Directions for this task: Reproduce exactly the lines below, from the first one through the line containing "prev_upper = [50, 50]", and omit any pictures.
________________
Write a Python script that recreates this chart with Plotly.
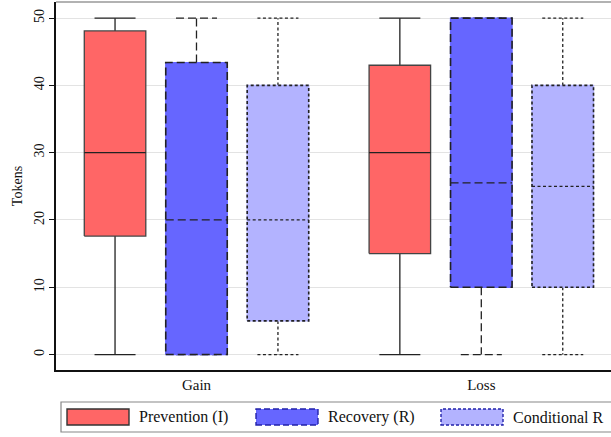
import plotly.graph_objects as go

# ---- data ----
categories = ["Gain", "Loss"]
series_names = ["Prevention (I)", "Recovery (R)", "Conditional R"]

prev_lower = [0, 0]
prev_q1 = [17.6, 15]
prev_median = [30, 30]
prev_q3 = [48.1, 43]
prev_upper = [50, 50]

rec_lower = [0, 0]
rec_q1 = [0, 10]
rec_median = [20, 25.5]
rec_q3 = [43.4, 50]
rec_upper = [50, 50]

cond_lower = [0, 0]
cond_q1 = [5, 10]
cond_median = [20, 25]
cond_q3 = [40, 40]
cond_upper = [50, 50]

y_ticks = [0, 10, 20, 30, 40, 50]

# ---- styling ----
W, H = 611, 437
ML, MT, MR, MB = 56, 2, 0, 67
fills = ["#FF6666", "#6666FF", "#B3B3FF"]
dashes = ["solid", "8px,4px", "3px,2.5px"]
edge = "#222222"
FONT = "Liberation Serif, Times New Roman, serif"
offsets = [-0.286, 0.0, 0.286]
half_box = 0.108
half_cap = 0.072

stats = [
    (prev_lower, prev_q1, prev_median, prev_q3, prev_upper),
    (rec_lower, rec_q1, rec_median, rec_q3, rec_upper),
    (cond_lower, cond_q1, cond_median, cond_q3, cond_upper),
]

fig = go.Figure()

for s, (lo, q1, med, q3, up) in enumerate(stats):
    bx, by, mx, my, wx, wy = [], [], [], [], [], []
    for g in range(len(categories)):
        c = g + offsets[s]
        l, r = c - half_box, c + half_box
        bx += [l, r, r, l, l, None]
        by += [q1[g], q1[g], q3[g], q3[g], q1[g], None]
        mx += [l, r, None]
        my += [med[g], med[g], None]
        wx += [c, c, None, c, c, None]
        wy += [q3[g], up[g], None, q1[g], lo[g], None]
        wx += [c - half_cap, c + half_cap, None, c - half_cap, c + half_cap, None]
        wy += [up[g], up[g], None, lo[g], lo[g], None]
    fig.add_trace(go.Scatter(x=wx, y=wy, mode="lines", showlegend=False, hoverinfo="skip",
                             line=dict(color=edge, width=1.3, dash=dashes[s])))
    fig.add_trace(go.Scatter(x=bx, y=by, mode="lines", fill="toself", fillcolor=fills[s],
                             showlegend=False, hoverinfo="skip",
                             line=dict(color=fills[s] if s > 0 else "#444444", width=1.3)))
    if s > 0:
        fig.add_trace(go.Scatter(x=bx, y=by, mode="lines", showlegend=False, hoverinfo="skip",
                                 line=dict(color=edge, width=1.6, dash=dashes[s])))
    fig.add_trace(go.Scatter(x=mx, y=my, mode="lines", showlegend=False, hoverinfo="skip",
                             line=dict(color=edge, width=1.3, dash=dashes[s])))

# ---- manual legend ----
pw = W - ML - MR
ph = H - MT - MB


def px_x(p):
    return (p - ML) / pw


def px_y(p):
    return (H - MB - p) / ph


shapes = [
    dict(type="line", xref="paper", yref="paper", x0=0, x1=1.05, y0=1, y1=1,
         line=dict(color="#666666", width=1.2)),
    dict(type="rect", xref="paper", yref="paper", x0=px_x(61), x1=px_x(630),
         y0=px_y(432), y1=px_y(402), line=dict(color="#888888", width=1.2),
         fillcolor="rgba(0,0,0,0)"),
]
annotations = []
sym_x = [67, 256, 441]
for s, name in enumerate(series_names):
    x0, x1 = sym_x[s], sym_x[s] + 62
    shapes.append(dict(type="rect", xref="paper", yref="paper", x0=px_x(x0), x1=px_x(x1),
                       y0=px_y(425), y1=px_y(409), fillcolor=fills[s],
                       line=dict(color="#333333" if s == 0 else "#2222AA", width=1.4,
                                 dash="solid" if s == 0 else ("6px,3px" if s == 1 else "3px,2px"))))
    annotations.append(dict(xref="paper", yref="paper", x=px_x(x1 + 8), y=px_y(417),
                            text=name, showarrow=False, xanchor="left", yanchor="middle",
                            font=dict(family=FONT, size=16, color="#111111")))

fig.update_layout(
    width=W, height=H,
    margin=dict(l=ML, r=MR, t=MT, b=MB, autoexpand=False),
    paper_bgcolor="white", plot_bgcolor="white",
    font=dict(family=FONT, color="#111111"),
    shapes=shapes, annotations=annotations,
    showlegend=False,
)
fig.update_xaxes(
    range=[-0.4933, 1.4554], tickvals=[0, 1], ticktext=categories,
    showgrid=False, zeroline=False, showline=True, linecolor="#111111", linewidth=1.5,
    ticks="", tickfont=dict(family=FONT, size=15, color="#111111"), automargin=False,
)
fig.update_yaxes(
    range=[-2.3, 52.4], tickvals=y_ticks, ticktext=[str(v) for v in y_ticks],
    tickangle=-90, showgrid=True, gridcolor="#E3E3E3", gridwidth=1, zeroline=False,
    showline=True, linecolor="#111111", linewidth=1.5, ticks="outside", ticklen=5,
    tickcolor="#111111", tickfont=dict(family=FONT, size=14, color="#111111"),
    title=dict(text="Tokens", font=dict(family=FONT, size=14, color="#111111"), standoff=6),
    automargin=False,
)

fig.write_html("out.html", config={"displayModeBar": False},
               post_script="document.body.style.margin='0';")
________________
Worked answer:
Write a Python script that recreates this chart with Plotly.
import plotly.graph_objects as go

# ---- data ----
categories = ["Gain", "Loss"]
series_names = ["Prevention (I)", "Recovery (R)", "Conditional R"]

prev_lower = [0, 0]
prev_q1 = [17.6, 15]
prev_median = [30, 30]
prev_q3 = [48.1, 43]
prev_upper = [50, 50]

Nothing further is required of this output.